-- start of INFORMATION SUPPLIED --

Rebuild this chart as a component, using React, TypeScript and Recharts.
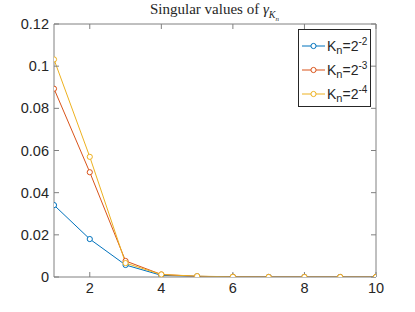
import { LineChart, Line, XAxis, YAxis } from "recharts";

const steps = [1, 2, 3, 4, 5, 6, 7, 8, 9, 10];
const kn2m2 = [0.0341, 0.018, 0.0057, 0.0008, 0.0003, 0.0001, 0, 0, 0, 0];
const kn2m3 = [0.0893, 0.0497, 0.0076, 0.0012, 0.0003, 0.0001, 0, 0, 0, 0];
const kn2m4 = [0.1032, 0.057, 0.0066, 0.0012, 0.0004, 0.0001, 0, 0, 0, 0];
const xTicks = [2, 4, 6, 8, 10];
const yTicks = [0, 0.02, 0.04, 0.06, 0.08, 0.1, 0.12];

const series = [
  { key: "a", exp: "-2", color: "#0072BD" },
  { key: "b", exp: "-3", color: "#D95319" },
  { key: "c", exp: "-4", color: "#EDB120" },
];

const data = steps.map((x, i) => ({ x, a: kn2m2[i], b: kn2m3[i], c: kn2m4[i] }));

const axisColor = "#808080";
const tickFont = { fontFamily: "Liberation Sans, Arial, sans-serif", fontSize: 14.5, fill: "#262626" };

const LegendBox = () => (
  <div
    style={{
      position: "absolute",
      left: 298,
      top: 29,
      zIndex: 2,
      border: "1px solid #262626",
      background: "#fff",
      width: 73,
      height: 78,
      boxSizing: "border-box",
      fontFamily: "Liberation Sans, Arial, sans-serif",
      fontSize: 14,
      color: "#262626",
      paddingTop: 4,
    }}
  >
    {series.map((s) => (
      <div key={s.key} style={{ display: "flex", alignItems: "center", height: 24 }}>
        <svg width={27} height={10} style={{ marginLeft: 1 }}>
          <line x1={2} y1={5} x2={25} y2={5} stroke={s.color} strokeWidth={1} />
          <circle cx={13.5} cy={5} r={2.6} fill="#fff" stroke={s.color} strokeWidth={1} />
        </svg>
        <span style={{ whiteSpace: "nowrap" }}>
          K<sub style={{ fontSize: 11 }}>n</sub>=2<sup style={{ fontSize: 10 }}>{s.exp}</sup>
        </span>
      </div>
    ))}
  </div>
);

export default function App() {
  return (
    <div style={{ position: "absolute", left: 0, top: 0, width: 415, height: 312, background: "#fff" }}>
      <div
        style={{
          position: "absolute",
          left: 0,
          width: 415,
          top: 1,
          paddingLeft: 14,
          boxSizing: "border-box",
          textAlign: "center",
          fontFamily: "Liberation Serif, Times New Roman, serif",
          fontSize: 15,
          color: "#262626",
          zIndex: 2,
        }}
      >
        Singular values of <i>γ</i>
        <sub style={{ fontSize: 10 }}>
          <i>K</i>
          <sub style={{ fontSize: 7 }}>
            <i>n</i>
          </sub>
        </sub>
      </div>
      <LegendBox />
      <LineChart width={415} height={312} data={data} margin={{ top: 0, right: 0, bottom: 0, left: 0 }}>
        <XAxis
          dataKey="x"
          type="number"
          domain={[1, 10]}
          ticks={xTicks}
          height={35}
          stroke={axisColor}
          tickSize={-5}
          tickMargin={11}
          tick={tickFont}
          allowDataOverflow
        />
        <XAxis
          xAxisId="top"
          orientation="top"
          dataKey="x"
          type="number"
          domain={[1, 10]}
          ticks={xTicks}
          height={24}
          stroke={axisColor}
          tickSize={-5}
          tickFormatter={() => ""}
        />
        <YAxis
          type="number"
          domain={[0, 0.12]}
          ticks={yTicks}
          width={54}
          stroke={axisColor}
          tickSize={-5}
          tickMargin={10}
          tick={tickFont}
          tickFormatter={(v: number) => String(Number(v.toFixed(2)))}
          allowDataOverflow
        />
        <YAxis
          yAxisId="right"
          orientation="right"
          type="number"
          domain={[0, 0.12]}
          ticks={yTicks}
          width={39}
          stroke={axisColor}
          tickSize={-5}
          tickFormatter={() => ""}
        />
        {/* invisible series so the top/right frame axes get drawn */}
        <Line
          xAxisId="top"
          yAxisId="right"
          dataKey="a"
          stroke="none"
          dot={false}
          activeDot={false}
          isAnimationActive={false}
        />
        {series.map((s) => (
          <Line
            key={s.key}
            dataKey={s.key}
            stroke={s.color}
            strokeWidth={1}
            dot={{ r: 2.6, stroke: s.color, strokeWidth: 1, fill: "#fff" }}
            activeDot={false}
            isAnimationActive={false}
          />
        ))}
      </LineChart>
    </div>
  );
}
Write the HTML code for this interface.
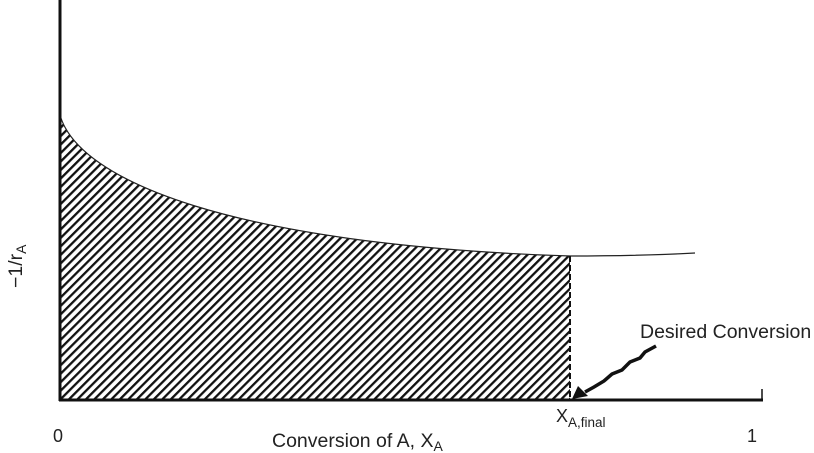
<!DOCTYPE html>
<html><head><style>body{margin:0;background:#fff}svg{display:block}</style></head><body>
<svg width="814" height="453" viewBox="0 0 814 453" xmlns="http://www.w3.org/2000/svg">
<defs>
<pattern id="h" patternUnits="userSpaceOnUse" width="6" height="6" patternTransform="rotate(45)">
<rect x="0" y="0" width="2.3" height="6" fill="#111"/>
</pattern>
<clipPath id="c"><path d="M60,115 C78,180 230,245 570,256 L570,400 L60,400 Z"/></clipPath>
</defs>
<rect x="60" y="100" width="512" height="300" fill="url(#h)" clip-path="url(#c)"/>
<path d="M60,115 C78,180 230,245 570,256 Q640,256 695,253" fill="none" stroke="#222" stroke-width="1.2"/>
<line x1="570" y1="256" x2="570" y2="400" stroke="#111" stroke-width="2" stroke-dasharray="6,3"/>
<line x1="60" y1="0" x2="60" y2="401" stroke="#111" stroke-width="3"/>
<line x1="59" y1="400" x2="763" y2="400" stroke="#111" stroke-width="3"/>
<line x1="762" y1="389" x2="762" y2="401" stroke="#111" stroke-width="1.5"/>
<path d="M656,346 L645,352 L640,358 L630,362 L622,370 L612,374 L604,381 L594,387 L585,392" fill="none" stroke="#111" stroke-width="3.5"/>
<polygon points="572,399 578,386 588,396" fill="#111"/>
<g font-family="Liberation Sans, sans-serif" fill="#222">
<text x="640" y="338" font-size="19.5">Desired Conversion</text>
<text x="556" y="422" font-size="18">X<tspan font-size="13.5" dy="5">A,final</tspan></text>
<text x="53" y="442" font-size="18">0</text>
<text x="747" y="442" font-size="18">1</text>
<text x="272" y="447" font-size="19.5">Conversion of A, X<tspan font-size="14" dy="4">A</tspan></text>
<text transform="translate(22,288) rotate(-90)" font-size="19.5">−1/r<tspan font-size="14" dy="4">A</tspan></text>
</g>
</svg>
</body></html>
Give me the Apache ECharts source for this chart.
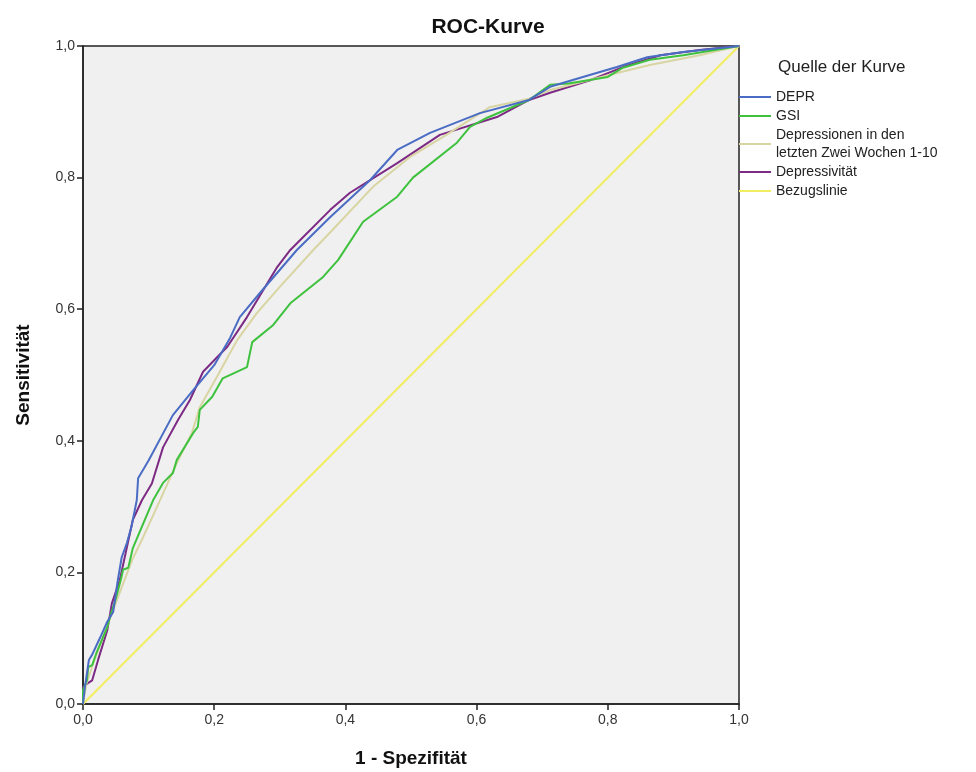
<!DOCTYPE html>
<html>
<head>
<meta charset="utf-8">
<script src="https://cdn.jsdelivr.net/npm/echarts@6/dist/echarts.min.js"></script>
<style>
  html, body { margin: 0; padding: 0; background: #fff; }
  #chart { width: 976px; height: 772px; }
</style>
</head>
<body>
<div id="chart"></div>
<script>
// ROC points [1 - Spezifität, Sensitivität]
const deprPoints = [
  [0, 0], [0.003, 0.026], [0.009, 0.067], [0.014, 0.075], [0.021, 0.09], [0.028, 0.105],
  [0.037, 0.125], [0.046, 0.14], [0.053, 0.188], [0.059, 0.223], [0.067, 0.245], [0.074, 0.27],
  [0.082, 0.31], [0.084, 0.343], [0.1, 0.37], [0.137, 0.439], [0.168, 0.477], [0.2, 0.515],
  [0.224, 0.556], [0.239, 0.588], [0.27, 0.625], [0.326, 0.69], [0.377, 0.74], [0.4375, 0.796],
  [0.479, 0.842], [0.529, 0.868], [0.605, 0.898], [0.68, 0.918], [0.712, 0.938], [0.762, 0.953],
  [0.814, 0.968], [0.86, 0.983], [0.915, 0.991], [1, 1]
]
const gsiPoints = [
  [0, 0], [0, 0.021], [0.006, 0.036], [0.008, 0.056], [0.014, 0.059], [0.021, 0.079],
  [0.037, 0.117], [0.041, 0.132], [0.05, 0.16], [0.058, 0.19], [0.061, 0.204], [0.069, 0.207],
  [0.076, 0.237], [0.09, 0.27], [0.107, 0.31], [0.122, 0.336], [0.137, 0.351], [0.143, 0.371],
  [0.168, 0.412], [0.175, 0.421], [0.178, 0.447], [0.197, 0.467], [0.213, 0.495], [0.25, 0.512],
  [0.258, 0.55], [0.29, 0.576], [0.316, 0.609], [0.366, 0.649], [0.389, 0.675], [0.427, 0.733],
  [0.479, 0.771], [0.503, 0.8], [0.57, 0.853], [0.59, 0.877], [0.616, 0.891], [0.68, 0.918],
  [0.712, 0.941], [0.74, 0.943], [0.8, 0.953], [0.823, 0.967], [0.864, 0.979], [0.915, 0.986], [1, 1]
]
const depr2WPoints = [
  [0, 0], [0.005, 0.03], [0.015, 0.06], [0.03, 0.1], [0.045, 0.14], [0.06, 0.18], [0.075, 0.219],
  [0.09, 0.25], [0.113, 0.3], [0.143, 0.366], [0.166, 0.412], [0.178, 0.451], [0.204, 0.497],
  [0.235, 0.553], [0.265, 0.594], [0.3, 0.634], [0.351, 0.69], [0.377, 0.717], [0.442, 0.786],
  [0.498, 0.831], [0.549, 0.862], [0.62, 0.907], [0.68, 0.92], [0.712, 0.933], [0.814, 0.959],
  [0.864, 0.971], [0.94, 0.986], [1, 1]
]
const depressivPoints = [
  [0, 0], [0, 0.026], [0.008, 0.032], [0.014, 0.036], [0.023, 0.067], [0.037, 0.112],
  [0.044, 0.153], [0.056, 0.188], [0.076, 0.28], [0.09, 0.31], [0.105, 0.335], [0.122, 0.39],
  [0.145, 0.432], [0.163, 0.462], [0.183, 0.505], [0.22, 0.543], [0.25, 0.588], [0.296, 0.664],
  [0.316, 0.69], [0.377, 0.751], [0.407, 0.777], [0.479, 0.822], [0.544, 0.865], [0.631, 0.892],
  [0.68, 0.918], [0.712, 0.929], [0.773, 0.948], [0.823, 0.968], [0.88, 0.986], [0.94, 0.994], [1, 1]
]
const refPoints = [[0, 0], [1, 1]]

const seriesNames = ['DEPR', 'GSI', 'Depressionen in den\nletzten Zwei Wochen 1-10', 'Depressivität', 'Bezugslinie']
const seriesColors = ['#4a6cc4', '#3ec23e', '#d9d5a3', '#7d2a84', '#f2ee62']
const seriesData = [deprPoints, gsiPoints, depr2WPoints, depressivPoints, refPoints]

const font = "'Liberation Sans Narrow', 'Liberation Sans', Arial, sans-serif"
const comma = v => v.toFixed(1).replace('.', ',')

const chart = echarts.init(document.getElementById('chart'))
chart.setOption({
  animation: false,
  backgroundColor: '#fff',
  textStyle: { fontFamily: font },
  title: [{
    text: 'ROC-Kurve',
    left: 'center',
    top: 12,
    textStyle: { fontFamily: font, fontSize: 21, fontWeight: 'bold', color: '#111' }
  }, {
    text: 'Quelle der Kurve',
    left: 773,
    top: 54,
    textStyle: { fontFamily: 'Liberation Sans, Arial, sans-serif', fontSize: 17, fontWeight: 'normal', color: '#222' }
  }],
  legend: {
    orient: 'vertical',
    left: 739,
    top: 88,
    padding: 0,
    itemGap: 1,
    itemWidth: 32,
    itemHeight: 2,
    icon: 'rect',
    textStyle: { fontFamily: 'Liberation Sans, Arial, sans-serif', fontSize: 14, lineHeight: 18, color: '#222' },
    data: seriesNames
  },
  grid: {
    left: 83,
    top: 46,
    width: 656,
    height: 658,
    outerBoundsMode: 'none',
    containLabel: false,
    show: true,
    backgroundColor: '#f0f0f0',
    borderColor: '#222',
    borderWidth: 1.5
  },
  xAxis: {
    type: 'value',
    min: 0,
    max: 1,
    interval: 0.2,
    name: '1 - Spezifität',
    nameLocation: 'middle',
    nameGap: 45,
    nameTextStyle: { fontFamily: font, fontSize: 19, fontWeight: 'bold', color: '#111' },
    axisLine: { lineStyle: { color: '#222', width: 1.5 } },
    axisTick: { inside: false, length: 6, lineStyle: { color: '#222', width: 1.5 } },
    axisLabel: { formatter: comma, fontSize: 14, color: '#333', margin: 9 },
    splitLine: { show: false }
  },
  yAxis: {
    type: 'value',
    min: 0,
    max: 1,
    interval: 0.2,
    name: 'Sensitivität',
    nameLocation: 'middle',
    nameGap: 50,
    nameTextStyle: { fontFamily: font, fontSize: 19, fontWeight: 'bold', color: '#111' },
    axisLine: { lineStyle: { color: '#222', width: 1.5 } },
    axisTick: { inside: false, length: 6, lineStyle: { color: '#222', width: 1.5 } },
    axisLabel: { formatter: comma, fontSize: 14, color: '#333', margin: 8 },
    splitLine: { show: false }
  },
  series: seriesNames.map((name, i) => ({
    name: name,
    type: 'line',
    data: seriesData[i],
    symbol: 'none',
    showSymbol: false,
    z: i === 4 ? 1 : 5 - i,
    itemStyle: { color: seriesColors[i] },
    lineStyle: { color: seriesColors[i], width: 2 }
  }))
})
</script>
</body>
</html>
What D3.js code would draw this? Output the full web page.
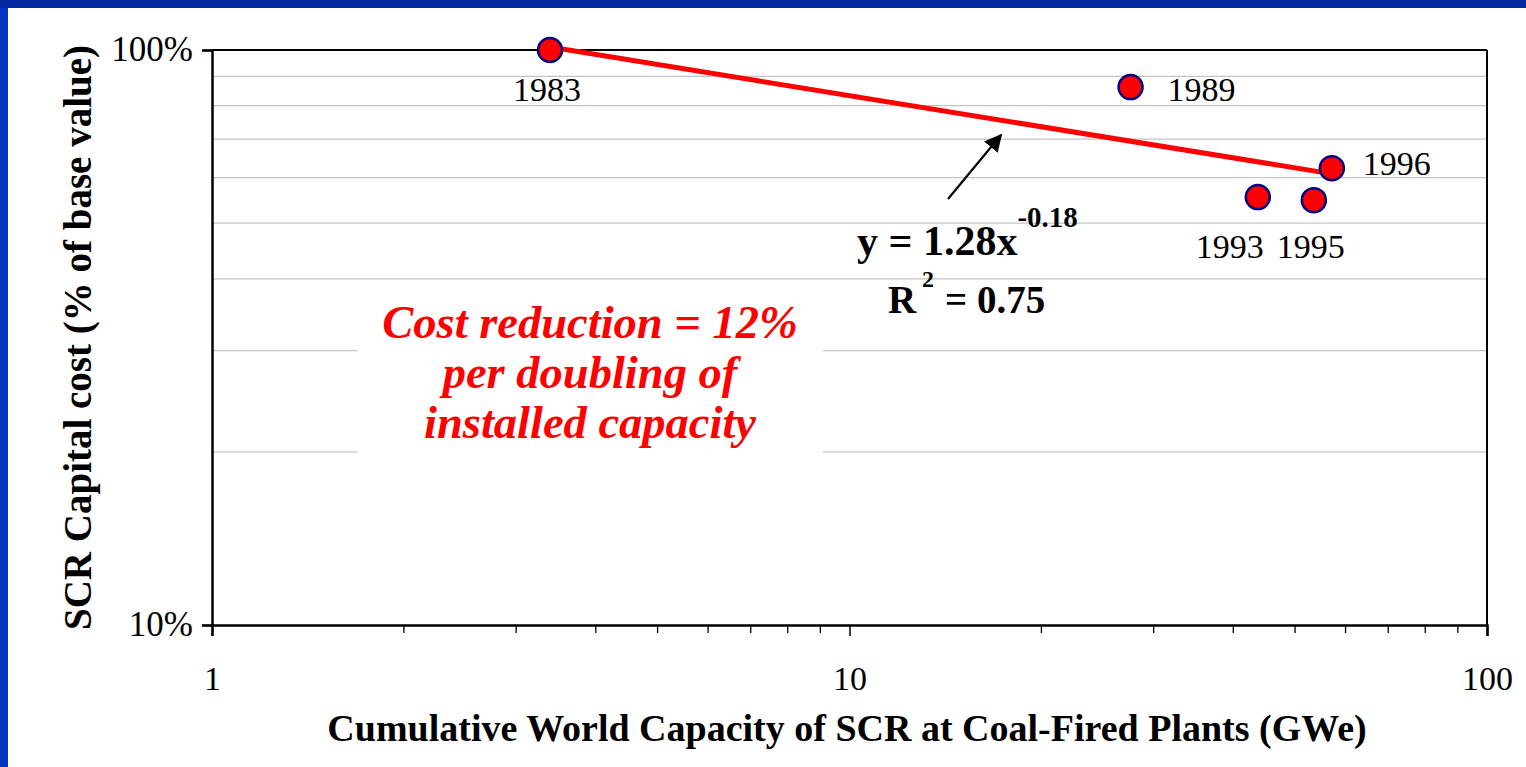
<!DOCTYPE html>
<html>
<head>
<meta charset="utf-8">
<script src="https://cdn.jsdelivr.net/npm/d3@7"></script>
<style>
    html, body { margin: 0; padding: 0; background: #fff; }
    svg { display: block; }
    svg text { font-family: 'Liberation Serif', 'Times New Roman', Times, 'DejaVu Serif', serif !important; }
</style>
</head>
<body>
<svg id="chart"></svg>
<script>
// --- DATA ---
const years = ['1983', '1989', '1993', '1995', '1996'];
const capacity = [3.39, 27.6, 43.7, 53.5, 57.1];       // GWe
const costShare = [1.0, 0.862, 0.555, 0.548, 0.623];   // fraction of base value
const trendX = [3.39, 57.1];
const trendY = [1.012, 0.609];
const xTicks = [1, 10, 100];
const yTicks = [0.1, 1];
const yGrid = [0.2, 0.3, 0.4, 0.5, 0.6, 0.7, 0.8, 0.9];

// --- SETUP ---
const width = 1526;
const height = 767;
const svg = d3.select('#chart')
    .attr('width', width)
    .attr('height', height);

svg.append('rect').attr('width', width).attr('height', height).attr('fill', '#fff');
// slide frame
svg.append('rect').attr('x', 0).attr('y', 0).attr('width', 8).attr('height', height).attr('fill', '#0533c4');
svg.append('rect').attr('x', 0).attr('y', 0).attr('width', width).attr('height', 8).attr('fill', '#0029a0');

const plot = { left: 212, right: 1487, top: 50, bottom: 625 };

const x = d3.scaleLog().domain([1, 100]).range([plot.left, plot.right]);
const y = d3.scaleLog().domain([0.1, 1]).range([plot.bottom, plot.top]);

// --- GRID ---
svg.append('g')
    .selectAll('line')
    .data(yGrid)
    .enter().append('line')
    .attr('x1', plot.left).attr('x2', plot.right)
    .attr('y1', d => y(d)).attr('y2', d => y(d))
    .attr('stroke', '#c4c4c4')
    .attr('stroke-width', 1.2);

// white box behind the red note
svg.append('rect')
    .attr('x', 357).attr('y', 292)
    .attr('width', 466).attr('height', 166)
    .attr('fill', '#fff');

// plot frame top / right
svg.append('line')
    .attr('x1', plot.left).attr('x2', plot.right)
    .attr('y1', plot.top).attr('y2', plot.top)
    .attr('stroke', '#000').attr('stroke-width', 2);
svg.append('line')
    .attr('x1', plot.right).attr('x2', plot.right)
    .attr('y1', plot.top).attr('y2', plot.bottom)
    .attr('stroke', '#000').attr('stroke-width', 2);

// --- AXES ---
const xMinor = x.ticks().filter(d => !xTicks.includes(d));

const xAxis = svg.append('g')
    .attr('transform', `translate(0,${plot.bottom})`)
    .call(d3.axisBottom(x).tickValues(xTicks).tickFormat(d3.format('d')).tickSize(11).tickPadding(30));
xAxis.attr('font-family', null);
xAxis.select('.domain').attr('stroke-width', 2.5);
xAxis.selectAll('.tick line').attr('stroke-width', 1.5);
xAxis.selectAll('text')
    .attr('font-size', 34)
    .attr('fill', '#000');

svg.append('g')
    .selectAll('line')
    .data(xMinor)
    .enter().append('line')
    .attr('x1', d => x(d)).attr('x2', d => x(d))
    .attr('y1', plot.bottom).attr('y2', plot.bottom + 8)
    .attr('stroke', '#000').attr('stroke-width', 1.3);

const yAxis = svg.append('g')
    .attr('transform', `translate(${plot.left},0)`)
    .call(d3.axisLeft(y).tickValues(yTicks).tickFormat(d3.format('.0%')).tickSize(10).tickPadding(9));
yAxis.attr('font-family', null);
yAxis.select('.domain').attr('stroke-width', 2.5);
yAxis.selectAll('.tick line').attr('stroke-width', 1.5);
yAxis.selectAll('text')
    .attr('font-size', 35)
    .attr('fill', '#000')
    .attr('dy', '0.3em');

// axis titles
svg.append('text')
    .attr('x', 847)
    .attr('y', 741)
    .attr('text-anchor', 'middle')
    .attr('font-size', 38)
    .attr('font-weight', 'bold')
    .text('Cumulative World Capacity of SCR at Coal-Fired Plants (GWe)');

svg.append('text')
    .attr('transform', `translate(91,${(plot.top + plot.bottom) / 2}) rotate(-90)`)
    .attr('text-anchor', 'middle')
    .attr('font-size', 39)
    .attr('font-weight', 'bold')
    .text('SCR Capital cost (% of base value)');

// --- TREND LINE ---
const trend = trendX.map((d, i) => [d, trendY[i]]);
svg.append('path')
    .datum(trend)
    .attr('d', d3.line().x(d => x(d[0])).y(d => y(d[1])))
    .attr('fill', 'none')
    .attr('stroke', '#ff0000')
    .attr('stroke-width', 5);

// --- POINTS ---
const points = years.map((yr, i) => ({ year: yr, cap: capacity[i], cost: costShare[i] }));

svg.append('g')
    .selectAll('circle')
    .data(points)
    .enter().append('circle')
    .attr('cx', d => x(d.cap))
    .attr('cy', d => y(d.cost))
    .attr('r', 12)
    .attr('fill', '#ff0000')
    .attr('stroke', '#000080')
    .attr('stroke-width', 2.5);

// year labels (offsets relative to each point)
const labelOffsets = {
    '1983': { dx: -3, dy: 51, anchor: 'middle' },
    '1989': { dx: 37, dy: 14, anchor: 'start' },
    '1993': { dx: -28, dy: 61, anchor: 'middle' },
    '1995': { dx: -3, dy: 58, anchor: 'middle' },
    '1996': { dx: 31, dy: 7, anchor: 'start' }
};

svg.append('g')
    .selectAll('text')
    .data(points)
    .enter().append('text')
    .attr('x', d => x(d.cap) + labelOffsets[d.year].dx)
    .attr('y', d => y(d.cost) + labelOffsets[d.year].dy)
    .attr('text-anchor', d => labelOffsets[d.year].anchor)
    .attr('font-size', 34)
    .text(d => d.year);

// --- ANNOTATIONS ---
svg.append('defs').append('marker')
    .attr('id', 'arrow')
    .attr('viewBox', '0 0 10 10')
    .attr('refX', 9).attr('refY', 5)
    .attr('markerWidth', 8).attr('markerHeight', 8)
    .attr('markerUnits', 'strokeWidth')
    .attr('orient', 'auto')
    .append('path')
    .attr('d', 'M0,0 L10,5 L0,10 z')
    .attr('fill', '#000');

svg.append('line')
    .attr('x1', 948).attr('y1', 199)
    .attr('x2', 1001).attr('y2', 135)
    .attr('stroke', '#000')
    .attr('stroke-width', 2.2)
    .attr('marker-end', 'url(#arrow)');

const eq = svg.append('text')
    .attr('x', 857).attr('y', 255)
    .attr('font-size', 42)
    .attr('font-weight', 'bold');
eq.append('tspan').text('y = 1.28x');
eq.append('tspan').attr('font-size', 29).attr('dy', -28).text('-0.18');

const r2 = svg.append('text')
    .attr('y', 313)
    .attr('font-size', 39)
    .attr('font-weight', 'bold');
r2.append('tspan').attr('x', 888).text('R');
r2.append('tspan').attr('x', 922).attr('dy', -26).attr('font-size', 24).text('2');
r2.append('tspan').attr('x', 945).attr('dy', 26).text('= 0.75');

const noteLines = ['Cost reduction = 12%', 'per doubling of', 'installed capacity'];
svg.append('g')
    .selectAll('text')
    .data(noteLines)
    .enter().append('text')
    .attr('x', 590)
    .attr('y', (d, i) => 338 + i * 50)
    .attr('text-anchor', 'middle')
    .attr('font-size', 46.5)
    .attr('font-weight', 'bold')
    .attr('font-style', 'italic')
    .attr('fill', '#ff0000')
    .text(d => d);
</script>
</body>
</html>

-- end of INFORMATION SUPPLIED --

Start at the first line of the records and write out everything up to and including the line containing "const data = steps.map((x, i)". No pictures.

Rebuild this chart as a component, using React, TypeScript and Recharts.
import { LineChart, Line, XAxis, YAxis } from "recharts";

const steps = [1, 2, 3, 4, 5, 6, 7, 8, 9, 10];
const kn2m2 = [0.0341, 0.018, 0.0057, 0.0008, 0.0003, 0.0001, 0, 0, 0, 0];
const kn2m3 = [0.0893, 0.0497, 0.0076, 0.0012, 0.0003, 0.0001, 0, 0, 0, 0];
const kn2m4 = [0.1032, 0.057, 0.0066, 0.0012, 0.0004, 0.0001, 0, 0, 0, 0];
const xTicks = [2, 4, 6, 8, 10];
const yTicks = [0, 0.02, 0.04, 0.06, 0.08, 0.1, 0.12];

const series = [
  { key: "a", exp: "-2", color: "#0072BD" },
  { key: "b", exp: "-3", color: "#D95319" },
  { key: "c", exp: "-4", color: "#EDB120" },
];

const data = steps.map((x, i) => ({ x, a: kn2m2[i], b: kn2m3[i], c: kn2m4[i] }));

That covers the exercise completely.